On 6/13/06, Michael Perelman <[EMAIL PROTECTED]> wrote:
Which is likely to happen?  Will the unproductive labor of advertising increase 
the
productivity of productive labor?

Since you insist on luring us into this theoretical cul-de-sac,
Michael, I'll take a stab at it. I can't answer for the BLS as I don't
know where -- or how -- they draw the line on product improvement vs.
price increase. But going back to Dilke again, I would note that there
is a sumptuary component to his "definition" of unproductive labour
(using the term definition broadly). He starts from the "plain
levelling principle" of the average wage of a common labourer,
reasoning that while skill and quality differentials certainly do
exist they are not likely to be as large as the income differences
between different classes. So everything above this average can be
treated as "interest on capital". Thus an "unproductive" worker is not
merely non-productive but is negatively productive in that he or she
destroys a greater quantity of value than he or she, on average, could
be assumed to produce even if employed in a "productive" occupation.

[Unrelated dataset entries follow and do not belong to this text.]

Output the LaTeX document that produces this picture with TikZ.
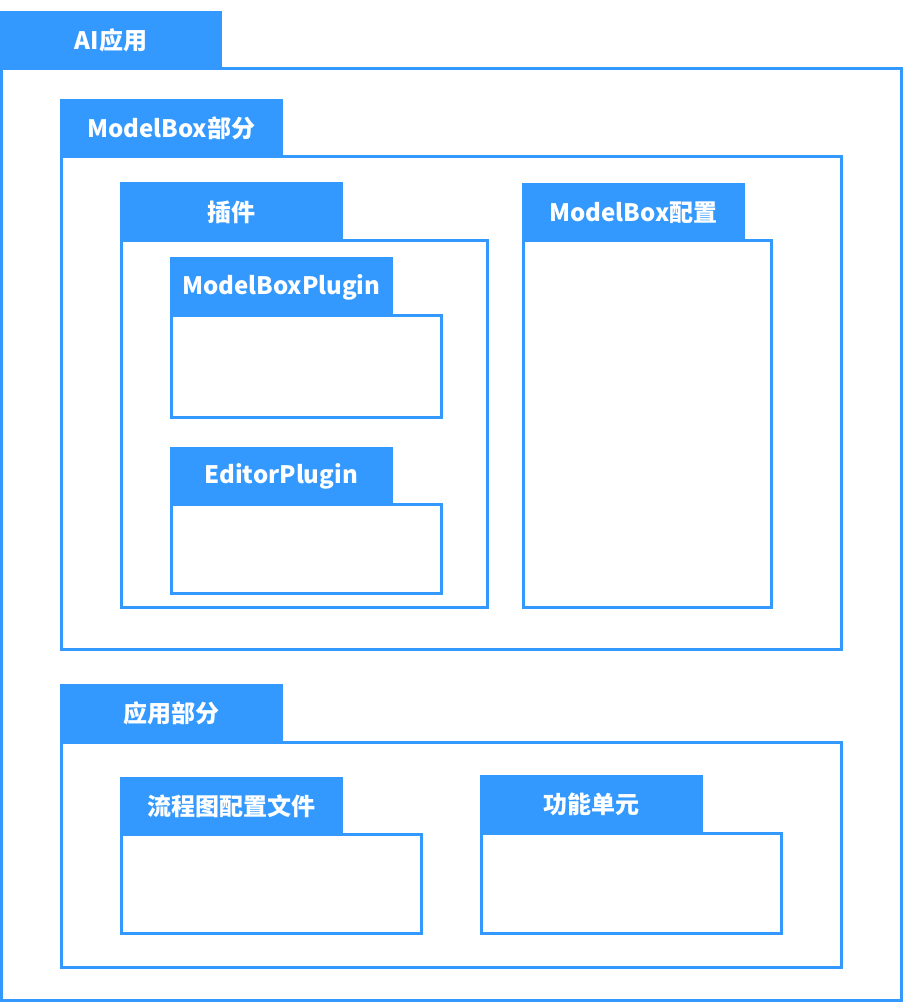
\documentclass[tikz,border=0pt]{standalone}
\usepackage{fontspec}
\newfontfamily\lab{Noto Sans CJK SC}
\definecolor{pkgblue}{RGB}{51,153,255}
\tikzset{
  pkgbody/.style={draw=pkgblue, line width=3pt, fill=white, inner sep=0pt, outer sep=0pt, anchor=north west},
  pkgtab/.style={fill=pkgblue, draw=none, inner sep=0pt, outer sep=0pt, anchor=north west,
    text=white, font=\lab\bfseries\fontsize{24}{26}\selectfont}
}
% name, left, tab top, tab right, body top, body right, body bottom, label
\newcommand{\umlpkg}[8]{%
  \node[pkgbody, minimum width={(#6-#2-1.5)*1pt}, minimum height={(#7-#5)*1pt}] (#1) at (#2+1.5,#5) {};
  \node[pkgtab, minimum width={(#4-#2)*1pt}, minimum height={(#5-#3+1.5)*1pt}] (#1-tab) at (#2,#3) {\raisebox{-1.5pt}{#8}};
}
\begin{document}
\begin{tikzpicture}[x=1pt,y=-1pt]
\useasboundingbox (0,0) rectangle (904,1003);
\umlpkg{ai}{0}{11}{222}{68.5}{901.5}{1000.5}{AI应用}
\umlpkg{mb}{60}{99}{282.5}{157}{841.5}{649.5}{ModelBox部分}
\umlpkg{plugins}{120}{182}{342.5}{240.5}{487.5}{607.5}{插件}
\umlpkg{mbp}{170}{257}{392.5}{315.5}{441}{417.5}{ModelBoxPlugin}
\umlpkg{editor}{170}{447}{392.5}{504}{441}{593}{EditorPlugin}
\umlpkg{cfg}{522}{183}{745}{240.5}{771}{607.5}{ModelBox配置}
\umlpkg{app}{60}{684}{282.5}{742}{841.5}{967.5}{应用部分}
\umlpkg{flow}{120}{777}{342.5}{834}{421}{933.5}{流程图配置文件}
\umlpkg{func}{480}{775}{702.5}{833}{781.5}{933.5}{功能单元}
\end{tikzpicture}
\end{document}
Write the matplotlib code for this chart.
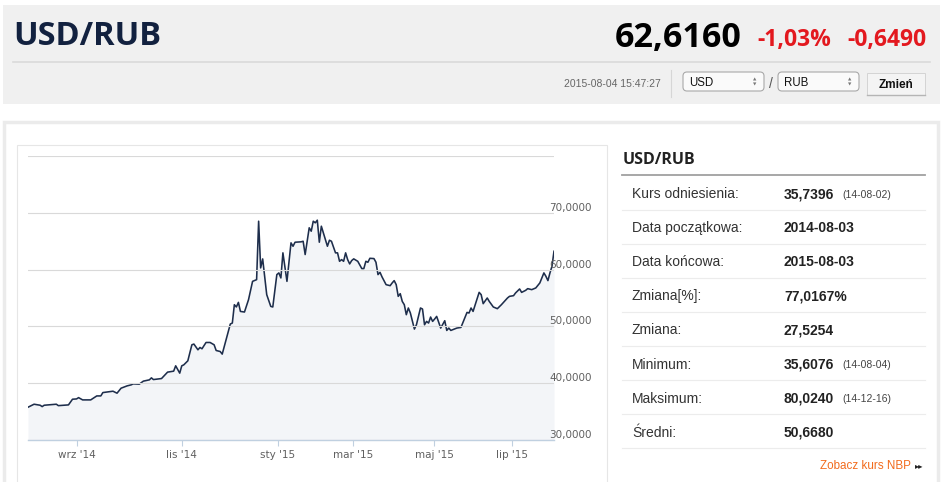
import matplotlib.pyplot as plt
from matplotlib.patches import Rectangle, FancyBboxPatch
from matplotlib.transforms import ScaledTranslation

# USD/RUB close; x = trading session number (ordinal axis)
session = [0, 3, 6, 7, 8, 14, 15, 20, 22, 24, 25, 27, 31, 34, 36, 37, 42, 44, 46, 49,
           51, 52, 55, 57, 60, 61, 62, 66, 69, 72, 73, 75, 76, 77, 79, 81, 82, 84, 85, 86,
           88, 90, 92, 93, 95, 96, 100, 101, 102, 103, 104, 105, 107, 109, 111, 113, 114, 115, 116, 118,
           120, 121, 123, 124, 125, 126, 128, 130, 131, 132, 135, 136, 137, 139, 140, 141, 142, 143, 144, 145,
           147, 148, 149, 150, 152, 153, 154, 155, 156, 157, 158, 159, 160, 161, 163, 165, 166, 167, 168, 169,
           171, 172, 173, 174, 175, 177, 179, 180, 181, 182, 183, 184, 185, 186, 187, 188, 189, 191, 192, 194,
           195, 196, 197, 198, 199, 200, 201, 202, 204, 206, 207, 208, 209, 212, 214, 217, 218, 219, 220, 223,
           224, 225, 227, 228, 230, 232, 234, 237, 238, 240, 241, 243, 244, 246, 247, 249, 251, 253, 255, 256,
           257, 258, 259, 260]
rate = [35.77, 36.30, 36.12, 35.88, 36.12, 36.30, 36.05, 36.18, 37.18, 37.23, 37.46, 37.06, 37.06, 37.76, 37.76, 38.35, 38.59, 38.24, 39.12, 39.53,
        39.71, 39.88, 39.83, 40.36, 40.59, 40.94, 40.64, 40.82, 41.95, 42.12, 43.06, 41.77, 43.06, 43.23, 43.94, 46.76, 46.89, 45.88, 46.29, 46.06,
        47.17, 47.17, 46.76, 45.76, 45.58, 45.12, 50.42, 50.59, 53.82, 53.42, 54.23, 52.64, 52.53, 54.70, 57.93, 58.23, 68.52, 60.30, 61.88, 55.59,
        53.52, 53.42, 59.12, 59.42, 58.53, 62.95, 57.93, 64.71, 64.11, 64.82, 64.89, 64.99, 62.65, 67.36, 66.76, 68.52, 68.24, 68.70, 64.82, 67.64,
        65.29, 64.11, 65.17, 64.99, 62.95, 62.95, 61.46, 61.76, 61.46, 62.95, 61.76, 61.00, 61.59, 61.89, 61.46, 60.18, 60.18, 61.46, 61.29, 61.99,
        61.94, 61.29, 59.12, 59.52, 58.71, 57.35, 57.17, 57.65, 58.06, 57.35, 55.29, 55.76, 54.40, 53.82, 52.06, 53.24, 52.36, 49.53, 50.29, 53.24,
        53.06, 50.29, 50.88, 50.59, 51.65, 50.88, 51.30, 51.76, 49.71, 51.00, 49.29, 49.71, 49.29, 49.71, 49.82, 52.46, 52.36, 53.24, 52.64, 55.99,
        55.59, 54.00, 55.00, 54.40, 53.42, 53.12, 53.82, 55.00, 55.29, 55.41, 55.89, 56.59, 55.99, 56.35, 56.65, 56.47, 56.77, 57.65, 59.42, 58.82,
        58.06, 59.42, 60.58, 63.23]

month_pos = [24.4, 76.0, 123.4, 160.8, 200.8, 239.4]
month_labels = ["wrz '14", "lis '14", "sty '15", "mar '15", "maj '15", "lip '15"]
y_ticks = [30, 40, 50, 60, 70, 80]

pair = 'USD/RUB'
last_rate = '62,6160'
change_pct = '-1,03%'
change_abs = '-0,6490'
timestamp = '2015-08-04 15:47:27'

stat_labels = ['Kurs odniesienia:', 'Data początkowa:', 'Data końcowa:', 'Zmiana[%]:',
               'Zmiana:', 'Minimum:', 'Maksimum:', 'Średni:']
stat_values = ['35,7396', '2014-08-03', '2015-08-03', '77,0167%',
               '27,5254', '35,6076', '80,0240', '50,6680']
stat_dates = ['(14-08-02)', '', '', '', '', '(14-08-04)', '(14-12-16)', '']

ARIAL = 'Liberation Sans'
OPEN = 'Open Sans'

fig = plt.figure(figsize=(9.45, 4.82), dpi=100)

# page layer in pixel coordinates
bg = fig.add_axes([0, 0, 1, 1])
bg.set_xlim(0, 945)
bg.set_ylim(482, 0)
bg.axis('off')

# header
bg.add_patch(Rectangle((3, 5), 937, 99, fc='#f0f0f0', ec='none'))
bg.plot([13, 930], [62, 62], color='#dadada', lw=1.2)
bg.plot([671, 671], [70, 97], color='#d6d6d6', lw=0.8)
bg.text(13, 45, pair, family=OPEN, weight='bold', fontsize=23.5, color='#12213f', va='baseline')
bg.text(742, 47, last_rate, family=OPEN, weight='bold', fontsize=24.5, color='black', va='baseline', ha='right')
bg.text(757, 46, change_pct, family=OPEN, weight='bold', fontsize=16.5, color='#e3191f', va='baseline')
bg.text(847, 46, change_abs, family=OPEN, weight='bold', fontsize=16.5, color='#e3191f', va='baseline')
bg.text(661, 87, timestamp, family=ARIAL, fontsize=7.5, color='#666666', va='baseline', ha='right')

for x0, cur in [(683, 'USD'), (778, 'RUB')]:
    bg.add_patch(FancyBboxPatch((x0, 72), 81, 19, boxstyle='round,pad=0,rounding_size=4',
                                fc='#fafafa', ec='#a9a9a9', lw=0.8))
    bg.text(x0 + 6, 86, cur, family=ARIAL, fontsize=8.3, color='#111111', va='baseline')
    bg.text(x0 + 72, 79.5, '▲', fontsize=3.2, color='#777777', ha='center', va='center')
    bg.text(x0 + 72, 84.5, '▼', fontsize=3.2, color='#777777', ha='center', va='center')
bg.text(771, 88, '/', family=ARIAL, fontsize=10, color='#555555', ha='center', va='baseline')

bg.add_patch(Rectangle((867, 73), 58, 22, fc='#f4f4f4', ec='#d4d4d4', lw=0.7))
bg.plot([867, 925], [95, 95], color='#b5b5b5', lw=1)
bg.text(896, 88.5, 'Zmień', family=ARIAL, weight='bold', fontsize=8.5, color='#111111', ha='center', va='baseline')

# content boxes
bg.add_patch(Rectangle((4, 122), 934, 400, fc='white', ec='#ebebeb', lw=2.5))
bg.add_patch(Rectangle((17, 145), 590, 400, fc='white', ec='#e6e6e6', lw=0.8))

# stats table
bg.text(623, 164, pair, family=OPEN, weight='bold', fontsize=11.5, color='#222222', va='baseline')
bg.plot([622, 925], [175, 175], color='#a0a0a0', lw=1.3)
row_h = 34.05
for i, (lab, val, dt) in enumerate(zip(stat_labels, stat_values, stat_dates)):
    yc = 193.3 + i * row_h
    bg.text(632, yc + 5, lab, family=ARIAL, fontsize=10, color='#333333', va='baseline')
    bg.text(784, yc + 5, val, family=ARIAL, weight='bold', fontsize=10, color='#222222', va='baseline')
    if dt:
        bg.text(842, yc + 4.5, dt, family=ARIAL, fontsize=7.5, color='#444444', va='baseline')
    bg.plot([622, 925], [210 + i * row_h] * 2, color='#ececec', lw=0.8)
bg.text(911, 469, 'Zobacz kurs NBP', family=ARIAL, fontsize=8.4, color='#f26b1d', ha='right', va='baseline')
bg.text(915, 468.5, '▸▸', fontsize=6, color='#222222', va='baseline')

# chart
ax = fig.add_axes([28 / 945, 42 / 482, 526 / 945, 284 / 482])
ax.patch.set_alpha(0)
ax.fill_between(session, rate, 30, color='#f3f5f8', lw=0, zorder=0.3)
ax.plot(session, rate, color='#1e2e4c', lw=1.15, zorder=2)
ax.set_xlim(0, 260)
ax.set_ylim(30, 80)

for s in ['top', 'left', 'right']:
    ax.spines[s].set_visible(False)
ax.spines['bottom'].set_color('#c0d0e0')
ax.spines['bottom'].set_linewidth(1)

ax.set_xticks(month_pos, month_labels)
ax.tick_params(axis='x', direction='out', length=4.3, width=0.8, color='#c0d0e0',
               labelcolor='#606060', labelsize=7.5, pad=3)

ax.yaxis.tick_right()
ax.set_yticks(y_ticks, [f'{v:.4f}'.replace('.', ',') if v < 80 else '' for v in y_ticks])
ax.tick_params(axis='y', length=0, pad=-3.6, labelcolor='#606060', labelsize=7.5)
for lab in ax.get_yticklabels():
    lab.set_fontfamily('DejaVu Sans')
    lab.set_horizontalalignment('left')
    lab.set_transform(lab.get_transform() + ScaledTranslation(0, 6 / 100, fig.dpi_scale_trans))
for lab in ax.get_xticklabels():
    lab.set_fontfamily('DejaVu Sans')
ax.yaxis.grid(True, color='#d9d9d9', lw=0.8, zorder=0.5)
ax.set_axisbelow(False)

fig.savefig('out.png', dpi=100)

Get that? I admit it's a sort of convoluted and mixed analysis. But
it's not *primarily* in the non-productive activity that the
unproductive worker is unproductive. If advertising account executive
and creative talents received no more than the average wage of a
common labourer, the advertising expense could be considered part of
the ordinary expense of production and distribution. Now, Jim may
understandably object to this line of argument to which I can only
ask: isn't this just another way of saying "socially necessary labor
time"? And one with an admittedly rude but tangible empirical measure.